Wolfram has developed the Wolfram Language as a very high even meta-level
language.
This provides huge advantages to developers/programers, including: conciseness, clarity, ease of debugging, functional organizational paradigm, and (largely) self-documenting code.
In past conversations, with Wolfram staff, they have describe a process of developing Mathematica functions in C level languages. One would expect Wolfram to compile as much of these efforts as possible into as low a level language as possible.
One always has a trade-off in doing this. Generally the lower level of the language, the faster, BUT the lower level of the language the harder it becomes to modify, debug, and refactor the code.

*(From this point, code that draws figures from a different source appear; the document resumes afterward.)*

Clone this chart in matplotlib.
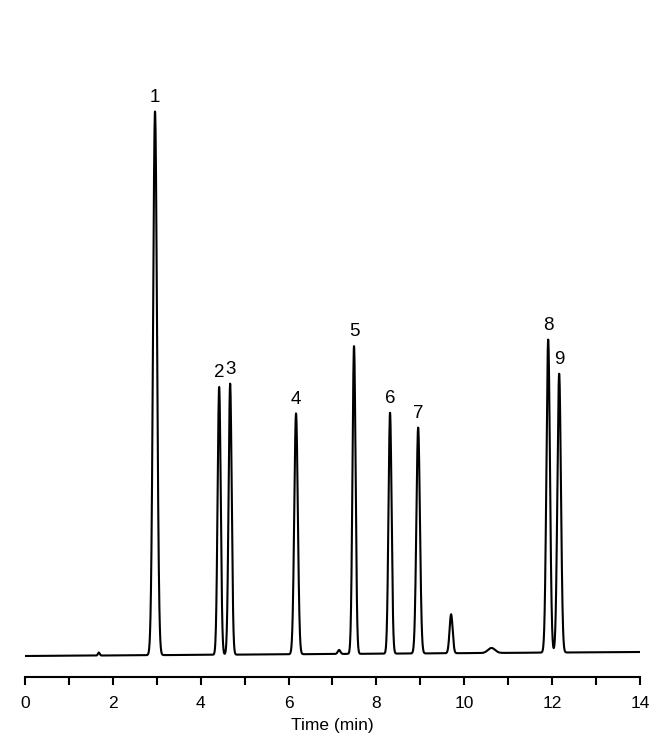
import numpy as np
import matplotlib
matplotlib.use("Agg")
import matplotlib.pyplot as plt

plt.rcParams['font.family'] = ['Liberation Sans', 'DejaVu Sans']

# Peak table (retention time in min, height in arbitrary units, width sigma in min)
peak_times = [1.68, 2.96, 4.42, 4.67, 6.17, 7.15, 7.49, 8.31, 8.95, 9.70, 10.62, 11.91, 12.16]
peak_heights = [3, 544, 268, 271, 241, 4, 308, 241, 226, 39, 5, 313, 279]
peak_sigmas = [0.02, 0.045, 0.035, 0.035, 0.04, 0.03, 0.035, 0.035, 0.04, 0.035, 0.08, 0.04, 0.04]
peak_labels = ['', '1', '2', '3', '4', '', '5', '6', '7', '', '', '8', '9']
baseline_start = 0.0
baseline_end = 4.0

t = np.linspace(0, 14, 4000)
signal = baseline_start + (baseline_end - baseline_start) * t / 14
for tr, h, s in zip(peak_times, peak_heights, peak_sigmas):
    signal = signal + h * np.exp(-0.5 * ((t - tr) / s) ** 2)

fig = plt.figure(figsize=(6.65, 7.44), dpi=100)
ax = fig.add_axes([25 / 665, 67 / 744, 615 / 665, 657 / 744])
ax.plot(t, signal, color='black', lw=1.5)

for tr, h, lab in zip(peak_times, peak_heights, peak_labels):
    if lab:
        ax.annotate(lab, (tr, h + baseline_end * tr / 14), xytext=(0, 4),
                    textcoords='offset points', ha='center', va='bottom', fontsize=13.5)

ax.set_xlim(0, 14)
ax.set_ylim(-21, 636)
for sp in ['top', 'right', 'left']:
    ax.spines[sp].set_visible(False)
ax.spines['bottom'].set_linewidth(1.5)
ax.set_yticks([])
ax.set_xticks(np.arange(0, 15, 2))
ax.set_xticks(np.arange(1, 14, 2), minor=True)
ax.tick_params(axis='x', which='both', direction='out', length=5.5, width=1.5, labelsize=12.5, pad=8)
ax.set_xlabel('Time (min)', fontsize=12.5, labelpad=5)

fig.savefig('out.png', dpi=100)
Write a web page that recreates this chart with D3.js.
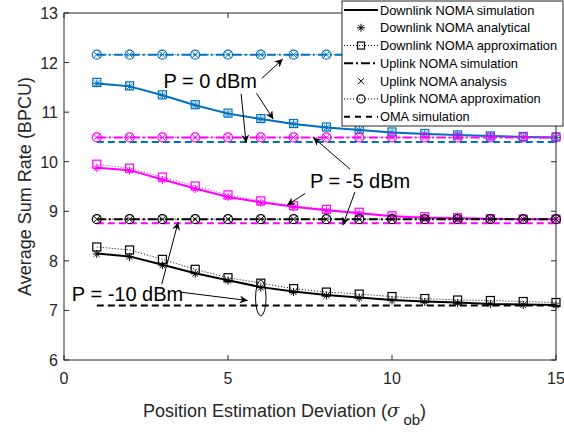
<!DOCTYPE html>
<html><head><meta charset="utf-8">
<script src="https://cdn.jsdelivr.net/npm/d3@7"></script>
<style>body{margin:0;background:#fff}svg{display:block}</style>
</head><body><svg id="c" width="564" height="434"></svg>
<script>
const xs = [1,2,3,4,5,6,7,8,9,10,11,12,13,14,15];
// P = 0 dBm (blue)
const dl0Sim    = [11.58,11.52,11.34,11.14,10.97,10.86,10.76,10.69,10.64,10.59,10.56,10.54,10.52,10.50,10.49];
const dl0Ana    = [11.58,11.52,11.34,11.14,10.97,10.86,10.76,10.69,10.64,10.59,10.56,10.54,10.52,10.50,10.49];
const dl0Apx    = [11.60,11.53,11.35,11.15,10.98,10.87,10.77,10.70,10.65,10.60,10.57,10.54,10.52,10.51,10.50];
const ul0       = [12.16,12.16,12.16,12.16,12.16,12.16,12.16,12.16,12.16,12.16,12.16,12.16,12.16,12.16,12.16];
const oma0      = [10.40,10.40,10.40,10.40,10.40,10.40,10.40,10.40,10.40,10.40,10.40,10.40,10.40,10.40,10.40];
// P = -5 dBm (magenta)
const dl5Sim    = [9.88,9.83,9.64,9.46,9.29,9.18,9.09,9.02,8.96,8.90,8.87,8.86,8.85,8.84,8.84];
const dl5Ana    = [9.87,9.82,9.63,9.45,9.29,9.17,9.08,9.01,8.96,8.90,8.87,8.86,8.85,8.84,8.84];
const dl5Apx    = [9.95,9.87,9.69,9.51,9.33,9.21,9.11,9.04,8.98,8.91,8.89,8.87,8.85,8.84,8.84];
const ul5       = [10.49,10.49,10.49,10.49,10.49,10.49,10.49,10.49,10.49,10.49,10.49,10.49,10.49,10.49,10.49];
const oma5      = [8.76,8.76,8.76,8.76,8.76,8.76,8.76,8.76,8.76,8.76,8.76,8.76,8.76,8.76,8.76];
// P = -10 dBm (black)
const dl10Sim   = [8.15,8.09,7.92,7.75,7.61,7.47,7.38,7.31,7.26,7.21,7.18,7.16,7.13,7.12,7.11];
const dl10Ana   = [8.14,8.08,7.91,7.74,7.60,7.46,7.37,7.30,7.25,7.20,7.17,7.15,7.13,7.11,7.10];
const dl10Apx   = [8.28,8.22,8.03,7.83,7.66,7.55,7.44,7.37,7.33,7.28,7.24,7.21,7.20,7.18,7.16];
const ul10      = [8.84,8.84,8.84,8.84,8.84,8.84,8.84,8.84,8.84,8.84,8.84,8.84,8.84,8.84,8.84];
const oma10     = [7.10,7.10,7.10,7.10,7.10,7.10,7.10,7.10,7.10,7.10,7.10,7.10,7.10,7.10,7.10];

const xTicks = [0,5,10,15];
const yTicks = [6,7,8,9,10,11,12,13];
const legendLabels = ["Downlink NOMA simulation","Downlink NOMA analytical","Downlink NOMA approximation",
  "Uplink NOMA simulation","Uplink NOMA analysis","Uplink NOMA approximation","OMA simulation"];
const powerLabels = ["P = 0 dBm","P = -5 dBm","P = -10 dBm"];
const powerColors = ["#0072BD","#FF00FF","#000000"];

const svg = d3.select("#c");
const FONT = "'Liberation Sans', Arial, Helvetica, sans-serif";
const AX = "#262626";
const L = 64, R = 556, T = 13, B = 360;
const x = d3.scaleLinear().domain([0,15]).range([L,R]);
const y = d3.scaleLinear().domain([6,13]).range([B,T]);

svg.append("defs").append("marker").attr("id","ah").attr("viewBox","0 0 10 10")
  .attr("refX",10).attr("refY",5).attr("markerWidth",11).attr("markerHeight",8)
  .attr("markerUnits","userSpaceOnUse").attr("orient","auto")
  .append("path").attr("d","M0,0 L10,5 L0,10 L3,5 Z").attr("fill","#000");

const plot = svg.append("g");
const line = d3.line().x((d,i)=>x(xs[i])).y(d=>y(d));

function drawLine(vals,color,w,dash){
  plot.append("path").attr("d",line(vals)).attr("fill","none").attr("stroke",color)
    .attr("stroke-width",w).attr("stroke-dasharray",dash||null);
}
function star(g,cx,cy,color,s){
  const r=s;
  const p=`M${cx-r},${cy}L${cx+r},${cy}M${cx},${cy-r}L${cx},${cy+r}M${cx-r*0.7},${cy-r*0.7}L${cx+r*0.7},${cy+r*0.7}M${cx-r*0.7},${cy+r*0.7}L${cx+r*0.7},${cy-r*0.7}`;
  g.append("path").attr("d",p).attr("stroke",color).attr("stroke-width",1).attr("fill","none");
}
function cross(g,cx,cy,color,s){
  const r=s;
  g.append("path").attr("d",`M${cx-r},${cy-r}L${cx+r},${cy+r}M${cx-r},${cy+r}L${cx+r},${cy-r}`)
    .attr("stroke",color).attr("stroke-width",1).attr("fill","none");
}
function square(g,cx,cy,color,s){
  g.append("rect").attr("x",cx-s).attr("y",cy-s).attr("width",2*s).attr("height",2*s)
    .attr("fill","none").attr("stroke",color).attr("stroke-width",1.2);
}
function circ(g,cx,cy,color,s){
  g.append("circle").attr("cx",cx).attr("cy",cy).attr("r",s)
    .attr("fill","none").attr("stroke",color).attr("stroke-width",1.2);
}

const groups = [
  {c:powerColors[0], sim:dl0Sim, ana:dl0Ana, apx:dl0Apx, ul:ul0, oma:oma0},
  {c:powerColors[1], sim:dl5Sim, ana:dl5Ana, apx:dl5Apx, ul:ul5, oma:oma5},
  {c:powerColors[2], sim:dl10Sim, ana:dl10Ana, apx:dl10Apx, ul:ul10, oma:oma10}
];
const DASHDOT = "9,3,2,3", DOT="1,2", DASH="7,4";
groups.forEach(g=>{
  drawLine(g.sim,g.c,2);
  g.ana.forEach((v,i)=>star(plot,x(xs[i]),y(v),g.c,4));
  drawLine(g.apx,g.c,1,DOT);
  g.apx.forEach((v,i)=>square(plot,x(xs[i]),y(v),g.c,4));
  drawLine(g.ul,g.c,2,DASHDOT);
  g.ul.forEach((v,i)=>cross(plot,x(xs[i]),y(v),g.c,3.5));
  drawLine(g.ul,g.c,1,DOT);
  g.ul.forEach((v,i)=>circ(plot,x(xs[i]),y(v),g.c,4.5));
  drawLine(g.oma,g.c,2,DASH);
});

const ax = svg.append("g");
ax.append("rect").attr("x",L).attr("y",T).attr("width",R-L).attr("height",B-T)
  .attr("fill","none").attr("stroke",AX).attr("stroke-width",1);
xTicks.forEach(t=>{
  ax.append("line").attr("x1",x(t)).attr("x2",x(t)).attr("y1",B).attr("y2",B-5).attr("stroke",AX);
  ax.append("line").attr("x1",x(t)).attr("x2",x(t)).attr("y1",T).attr("y2",T+5).attr("stroke",AX);
  ax.append("text").attr("x",x(t)).attr("y",B+24).attr("text-anchor","middle")
    .attr("font-family",FONT).attr("font-size",16).attr("fill",AX).text(t);
});
yTicks.forEach(t=>{
  ax.append("line").attr("x1",L).attr("x2",L+5).attr("y1",y(t)).attr("y2",y(t)).attr("stroke",AX);
  ax.append("line").attr("x1",R).attr("x2",R-5).attr("y1",y(t)).attr("y2",y(t)).attr("stroke",AX);
  ax.append("text").attr("x",L-6).attr("y",y(t)+6).attr("text-anchor","end")
    .attr("font-family",FONT).attr("font-size",16).attr("fill",AX).text(t);
});
ax.append("text").attr("transform",`translate(31,${(T+B)/2}) rotate(-90)`).attr("text-anchor","middle")
  .attr("font-family",FONT).attr("font-size",18).attr("fill",AX).text("Average Sum Rate (BPCU)");
const xl = ax.append("text").attr("x",143).attr("y",416.5)
  .attr("font-family",FONT).attr("font-size",18).attr("fill",AX);
xl.append("tspan").text("Position Estimation Deviation (");
xl.append("tspan").attr("font-style","italic").attr("font-family","'DejaVu Serif', serif").attr("font-size",18).text("σ");
xl.append("tspan").attr("dx",4).attr("dy",8).attr("font-size",15).text("ob");
xl.append("tspan").attr("dy",-8).text(")");

const ann = svg.append("g");
const annTexts = [
  {t:powerLabels[0], x:3.03, y:11.49},
  {t:powerLabels[1], x:7.50, y:9.46},
  {t:powerLabels[2], x:0.24, y:7.20}
];
annTexts.forEach(a=>ann.append("text").attr("x",x(a.x)).attr("y",y(a.y))
  .attr("font-family",FONT).attr("font-size",20).attr("fill","#000").text(a.t));
const arrows = [
  [6.03,11.68, 6.67,12.07],
  [5.87,11.38, 6.38,10.86],
  [5.40,11.37, 5.55,10.38],
  [8.72,9.85, 7.60,10.49],
  [8.87,9.39, 8.50,8.72],
  [7.35,9.36, 6.80,9.12],
  [3.54,7.37, 5.60,7.20],
  [2.98,7.53, 3.48,8.78]
];
arrows.forEach(a=>ann.append("line").attr("x1",x(a[0])).attr("y1",y(a[1])).attr("x2",x(a[2])).attr("y2",y(a[3]))
  .attr("stroke","#000").attr("stroke-width",1).attr("marker-end","url(#ah)"));
const ellipse = {cx:6.0, cy:7.25, rx:0.16, ry:0.36};
ann.append("ellipse").attr("cx",x(ellipse.cx)).attr("cy",y(ellipse.cy))
  .attr("rx",x(ellipse.cx+ellipse.rx)-x(ellipse.cx)).attr("ry",y(ellipse.cy-ellipse.ry)-y(ellipse.cy))
  .attr("fill","none").attr("stroke","#000").attr("stroke-width",1);

const lg = svg.append("g");
lg.append("rect").attr("x",342).attr("y",1).attr("width",221).attr("height",125)
  .attr("fill","#fff").attr("stroke",AX).attr("stroke-width",1);
const rowY = d3.scaleLinear().domain([0,6]).range([10,116.7]);
const sx0=344, sx1=378, sxc=(sx0+sx1)/2;
legendLabels.forEach((lab,i)=>{
  const yy = rowY(i);
  lg.append("text").attr("x",380).attr("y",yy+4.5).attr("font-family",FONT).attr("font-size",12.8)
    .attr("fill","#000").text(lab);
  const seg=(w,dash)=>lg.append("line").attr("x1",sx0).attr("x2",sx1).attr("y1",yy).attr("y2",yy)
    .attr("stroke","#000").attr("stroke-width",w).attr("stroke-dasharray",dash||null);
  if(i===0) seg(2);
  if(i===1) star(lg,sxc,yy,"#000",4);
  if(i===2){ seg(1,DOT); square(lg,sxc,yy,"#000",3.5); }
  if(i===3) seg(2,DASHDOT);
  if(i===4) cross(lg,sxc,yy,"#000",3);
  if(i===5){ seg(1,DOT); circ(lg,sxc,yy,"#000",4); }
  if(i===6) seg(2,"6,5");
});
</script></body></html>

Observing Wolfram's continuing refactoring of the language, especially in developing more abstract level constructs (e.g., CompiledFunction
objects, TemporalData
objects) leads me to surmise, that this kind of refactoring/abstraction of the language works hand-in-hand with Wolfram compiling more and more of these constructs and related functions to lower and lower levels of a code stack, with the limit of assembler/machine language.
So, Wolfram, has many incentives to compile everything it can compile.
This becomes obvious, when one runs certain speed tests of Mathematica code vs C, C#, or C++ code. As often as not, when I've done this, Mathematica code just runs faster.
Of course it doesn't do this in every such speed comparison, but it does it often enough to know that the architects at Wolfram do some very smart things.
Thinking through the above, it become clear why certain custom code can benefit from compiling and why Wolfram makes compiling possible.
A stand alone Mathematica function may run compiled code in the background (and run blazingly fast), but such functions almost invariably have connector code to enable them to interact with other native
Mathematica functions.
When you or I develop custom functions using multiple native
Mathematica functions, then we have an increased high-level language overhead.
One could think that using Compile[]
on a custom function as stripping out any extra/unnecessary high-level language overhead. Doing this can, with a suitable custom function speed up performance considerably.
I am looking for an ELI5 explanation ... I am trying to get more insight to this rather than what I know, which is, because Wolfram code becomes "machine code".
Given its power, why does Mathematica not try to compile code in its own functions? If compilation is used for internal functions, why does having a bunch of Mathematica functions followed by one another become so much slower without compiling?
Here is my ELI5 thought process. All code gets compiled (converted) into machine code. Without this happening the machine doesn't know what to do. The problem is that an interpreted language doesn't know if you're going to use a particular sequence of functions again so it throws away the machine code after using it. When the sequence is encountered again it has to go through the same time-consuming process of converting to machine code. A compiler, turns a whole section of high-level code into the most efficient possible machine code and remembers it. The chunk of machine code is stored with a name and doesn't have to be reinterpreted every time it is encountered.
P.S.
Another aspect of trying to foretell the future is that Mathematica does not know ahead of time how much flexibility is needed. For example, it may have to allow for delaying evaluation of parts of the expression according to the user's input to the function. Mathematica allows for very general forms of input. Compiling may be able to lose this flexibility in return for speed. It can do this by examining the whole of the compiled section and seeing whether flexibility is required or not.